__Recorded data__:
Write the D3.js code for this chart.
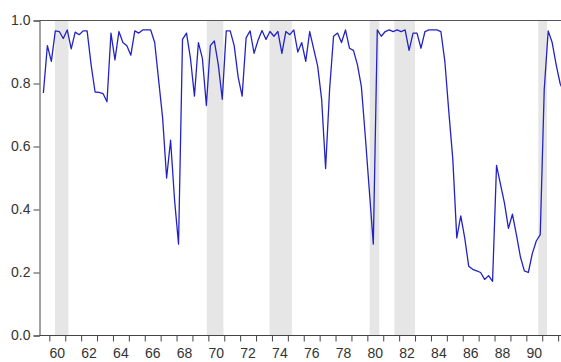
<!DOCTYPE html>
<html>
<head>
<meta charset="utf-8">
<script src="https://cdn.jsdelivr.net/npm/d3@7"></script>
<style>
  body { margin: 0; background: #fff; }
  svg { display: block; }
  text { font-family: Arial, "Liberation Sans", sans-serif; font-size: 14px; fill: #333; }
</style>
</head>
<body>
<div id="chart"></div>
<script>
// quarterly series, first observation 1959Q3
const startYear = 1959;
const startQuarter = 3;
const values = [
  0.77, 0.92, 0.87, 0.967, 0.965, 0.943, 0.970, 0.91, 0.963, 0.955,
  0.967, 0.967, 0.86, 0.773, 0.772, 0.768, 0.742, 0.96, 0.875, 0.965,
  0.93, 0.92, 0.89, 0.967, 0.96, 0.97, 0.97, 0.97, 0.93, 0.81,
  0.69, 0.50, 0.62, 0.43, 0.29, 0.94, 0.96, 0.88, 0.76, 0.93,
  0.88, 0.73, 0.92, 0.935, 0.86, 0.75, 0.967, 0.967, 0.92, 0.82,
  0.76, 0.945, 0.967, 0.896, 0.937, 0.968, 0.94, 0.965, 0.95, 0.965,
  0.896, 0.965, 0.955, 0.97, 0.90, 0.93, 0.87, 0.965, 0.91, 0.855,
  0.75, 0.53, 0.78, 0.95, 0.96, 0.93, 0.97, 0.912, 0.905, 0.86,
  0.79, 0.63, 0.46, 0.29, 0.97, 0.95, 0.965, 0.97, 0.965, 0.97,
  0.965, 0.97, 0.905, 0.96, 0.96, 0.912, 0.965, 0.97, 0.97, 0.97,
  0.965, 0.87, 0.71, 0.56, 0.31, 0.38, 0.31, 0.22, 0.21, 0.205,
  0.20, 0.178, 0.19, 0.172, 0.54, 0.48, 0.42, 0.34, 0.385, 0.32,
  0.25, 0.205, 0.20, 0.26, 0.30, 0.32, 0.78, 0.967, 0.93, 0.86,
  0.80, 0.77
];

// shaded recession periods [start, end] in years
const recessions = [
  [1960.35, 1961.2], [1969.9, 1970.95], [1973.85, 1975.25],
  [1980.15, 1980.75], [1981.7, 1983.0], [1990.75, 1991.3]
];

const yTicks = [0, 0.2, 0.4, 0.6, 0.8, 1.0];
const yearTicks = d3.range(1960, 1993);
const yearLabels = d3.range(1960, 1991, 2);

const width = 561, height = 362;
const plotLeft = 39.5, plotRight = 561, plotTop = 20.5, plotBottom = 335.5;

const svg = d3.select("#chart").append("svg")
    .attr("width", width)
    .attr("height", height);

const x = d3.scaleLinear().domain([1959.38, 1992.18]).range([plotLeft, plotRight]);
const y = d3.scaleLinear().domain([0, 1]).range([plotBottom, plotTop]);

const data = values.map((v, i) => ({
    date: startYear + (startQuarter - 1) / 4 + 0.125 + i * 0.25,
    value: v
}));

svg.append("defs").append("clipPath").attr("id", "plotclip")
  .append("rect")
    .attr("x", plotLeft).attr("y", plotTop - 2)
    .attr("width", plotRight - plotLeft).attr("height", plotBottom - plotTop + 2);

// recession bars
svg.append("g").selectAll("rect")
    .data(recessions)
    .enter().append("rect")
    .attr("x", d => x(d[0]))
    .attr("y", plotTop)
    .attr("width", d => x(d[1]) - x(d[0]))
    .attr("height", plotBottom - plotTop)
    .attr("fill", "#e6e6e6");

// top frame line
svg.append("line")
    .attr("x1", plotLeft).attr("x2", plotRight)
    .attr("y1", plotTop).attr("y2", plotTop)
    .attr("stroke", "#555").attr("stroke-width", 1);

const line = d3.line()
    .x(d => x(d.date))
    .y(d => y(d.value));

svg.append("path")
    .datum(data)
    .attr("clip-path", "url(#plotclip)")
    .attr("fill", "none")
    .attr("stroke", "#2323c4")
    .attr("stroke-width", 1.3)
    .attr("stroke-linejoin", "round")
    .attr("d", line);

// y axis
const yAxis = svg.append("g")
    .attr("transform", `translate(${plotLeft},0)`)
    .call(d3.axisLeft(y).tickValues(yTicks).tickFormat(d3.format(".1f")).tickSize(6).tickPadding(3));

// x axis: ticks on year starts, labels centred on the year
const xAxis = svg.append("g")
    .attr("transform", `translate(0,${plotBottom})`)
    .call(d3.axisBottom(x).tickValues(yearTicks).tickFormat("").tickSize(6));

xAxis.select(".domain").attr("d", `M${plotLeft},0H${plotRight}`);

svg.append("g").selectAll("text")
    .data(yearLabels)
    .enter().append("text")
    .attr("x", d => x(d + 0.5))
    .attr("y", 358)
    .attr("text-anchor", "middle")
    .text(d => String(d).slice(2));

svg.selectAll(".domain, .tick line").attr("stroke", "#444");
yAxis.selectAll("text").style("font-size", "14px").attr("fill", "#333");
</script>
</body>
</html>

__What you will do__:
Exactly how many lines in the data above contain the word "chart"? Respond with the number and nothing more.

__Worked solution__:
3